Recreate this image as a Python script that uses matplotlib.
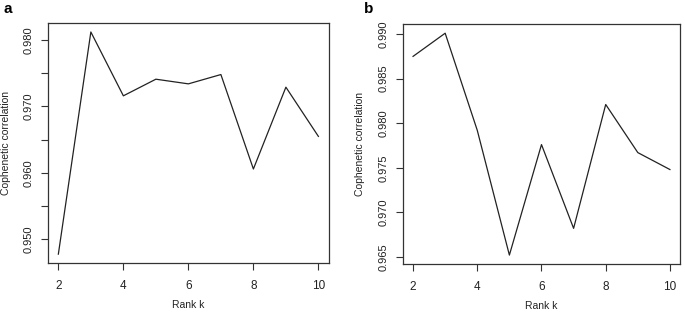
import numpy as np
import matplotlib.pyplot as plt

plt.rcParams['font.family'] = ['Liberation Sans', 'DejaVu Sans']

rank_k = [2, 3, 4, 5, 6, 7, 8, 9, 10]
coph_a = [0.9478, 0.9812, 0.9716, 0.9741, 0.9734, 0.9748, 0.9606, 0.9729, 0.9655]
coph_b = [0.9875, 0.9901, 0.9792, 0.9652, 0.9776, 0.9682, 0.9821, 0.9767, 0.9748]

yticks_a = [0.950, 0.955, 0.960, 0.965, 0.970, 0.975, 0.980]
ylabels_a = ['0.950', '', '0.960', '', '0.970', '', '0.980']
yticks_b = [0.965, 0.970, 0.975, 0.980, 0.985, 0.990]
ylabels_b = ['0.965', '0.970', '0.975', '0.980', '0.985', '0.990']
xticks = [2, 4, 6, 8, 10]

fig = plt.figure(figsize=(6.85, 3.12), dpi=100)
ax_a = fig.add_axes([0.070, 0.157, 0.410, 0.769])
ax_b = fig.add_axes([0.588, 0.154, 0.405, 0.768])


def r_style(ax, x, y, yt, yl, ylab_x):
    ax.plot(x, y, color='#222222', lw=0.9)
    # R-like 4% padding
    xr = max(x) - min(x)
    yr = max(y) - min(y)
    ax.set_xlim(min(x) - 0.04 * xr, max(x) + 0.04 * xr)
    ax.set_ylim(min(y) - 0.04 * yr, max(y) + 0.04 * yr)
    ax.set_xticks(xticks)
    ax.set_xticklabels([str(t) for t in xticks], fontsize=8.5, color='#222222')
    ax.set_yticks(yt)
    ax.set_yticklabels(yl, fontsize=8, rotation=90, va='center', color='#222222')
    ax.tick_params(direction='out', length=5, width=0.8, color='#333333')
    ax.tick_params(axis='x', pad=7)
    ax.tick_params(axis='y', pad=5)
    for s in ax.spines.values():
        s.set_linewidth(0.9)
        s.set_color('#333333')
    ax.set_xlabel('Rank k', fontsize=7.5, color='#222222', labelpad=6)
    ax.set_ylabel('Cophenetic correlation', fontsize=7.5, color='#222222')
    ax.yaxis.set_label_coords(ylab_x, 0.5)


r_style(ax_a, rank_k, coph_a, yticks_a, ylabels_a, -0.133)
r_style(ax_b, rank_k, coph_b, yticks_b, ylabels_b, -0.135)

fig.text(3 / 685, 1 - 9 / 312, 'a', fontsize=11, fontweight='bold', va='center', ha='left')
fig.text(364 / 685, 1 - 9 / 312, 'b', fontsize=11, fontweight='bold', va='center', ha='left')

fig.savefig('out.png', dpi=100)
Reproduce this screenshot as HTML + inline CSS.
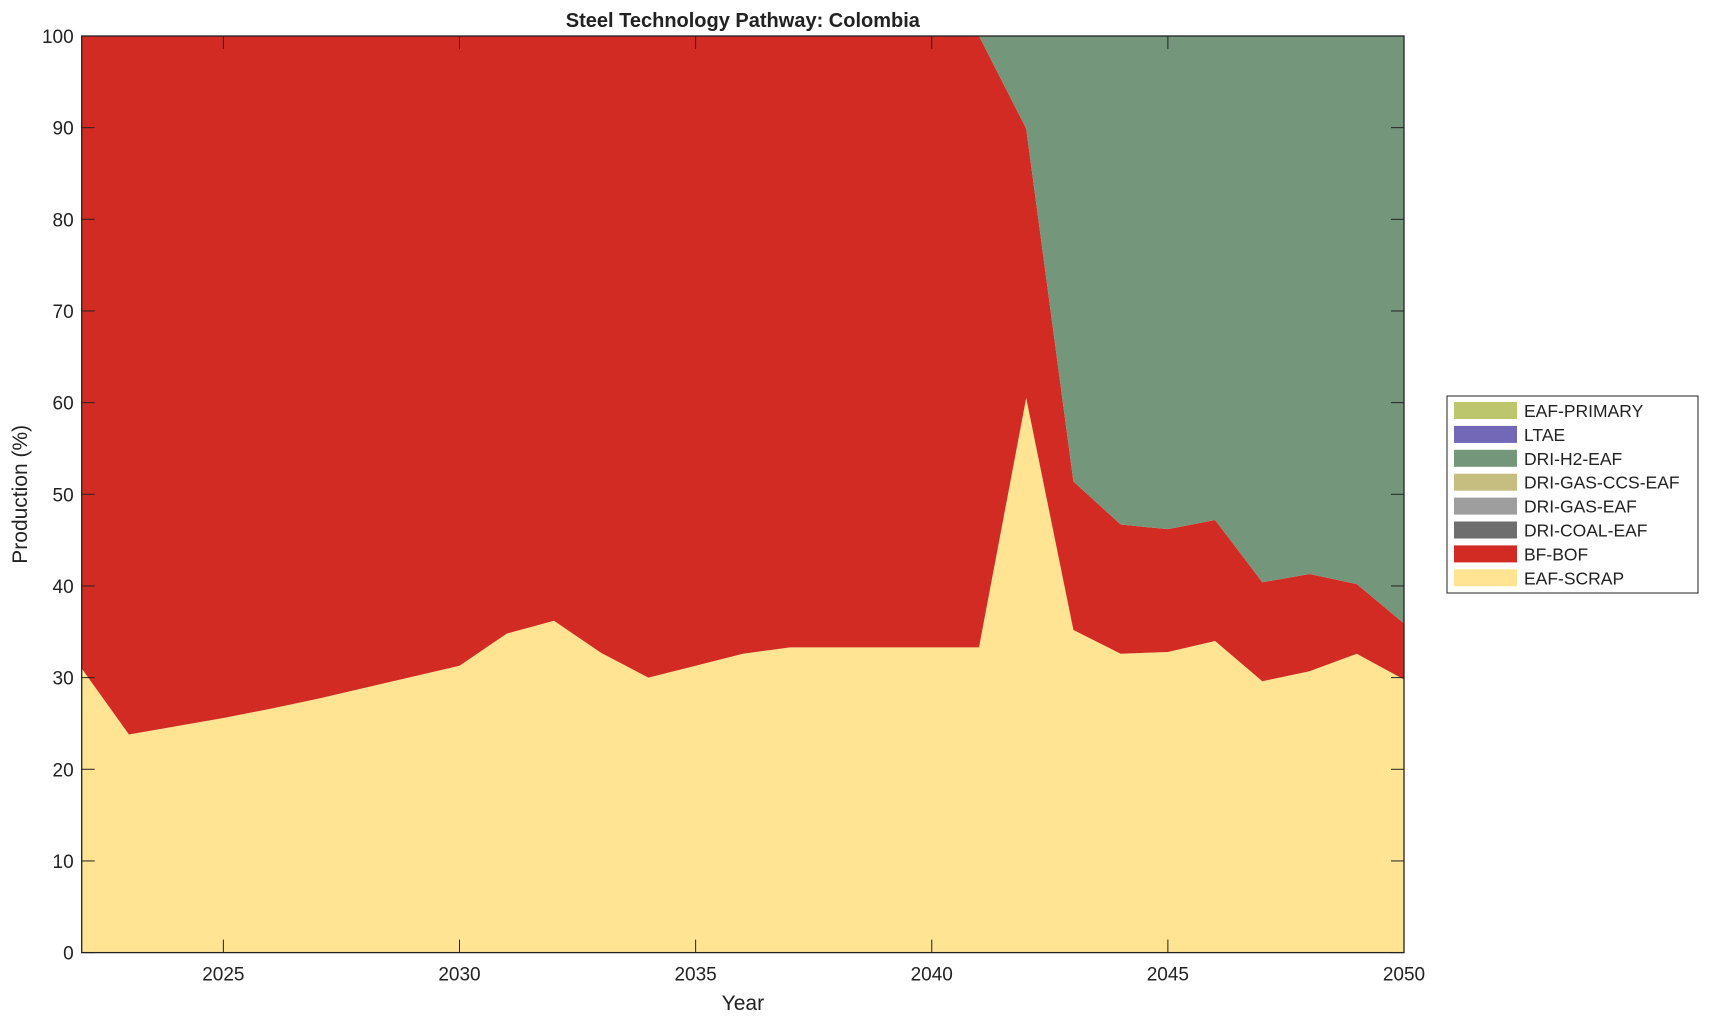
-----
## What this task involves
Leave out any pictures, please, and quote only the lines from the top of the data through the line that contains "ax_b = fig.add_axes([0.588, 0.154, 0.405, 0.768])".

## Result
Recreate this image as a Python script that uses matplotlib.
import numpy as np
import matplotlib.pyplot as plt

plt.rcParams['font.family'] = ['Liberation Sans', 'DejaVu Sans']

rank_k = [2, 3, 4, 5, 6, 7, 8, 9, 10]
coph_a = [0.9478, 0.9812, 0.9716, 0.9741, 0.9734, 0.9748, 0.9606, 0.9729, 0.9655]
coph_b = [0.9875, 0.9901, 0.9792, 0.9652, 0.9776, 0.9682, 0.9821, 0.9767, 0.9748]

yticks_a = [0.950, 0.955, 0.960, 0.965, 0.970, 0.975, 0.980]
ylabels_a = ['0.950', '', '0.960', '', '0.970', '', '0.980']
yticks_b = [0.965, 0.970, 0.975, 0.980, 0.985, 0.990]
ylabels_b = ['0.965', '0.970', '0.975', '0.980', '0.985', '0.990']
xticks = [2, 4, 6, 8, 10]

fig = plt.figure(figsize=(6.85, 3.12), dpi=100)
ax_a = fig.add_axes([0.070, 0.157, 0.410, 0.769])
ax_b = fig.add_axes([0.588, 0.154, 0.405, 0.768])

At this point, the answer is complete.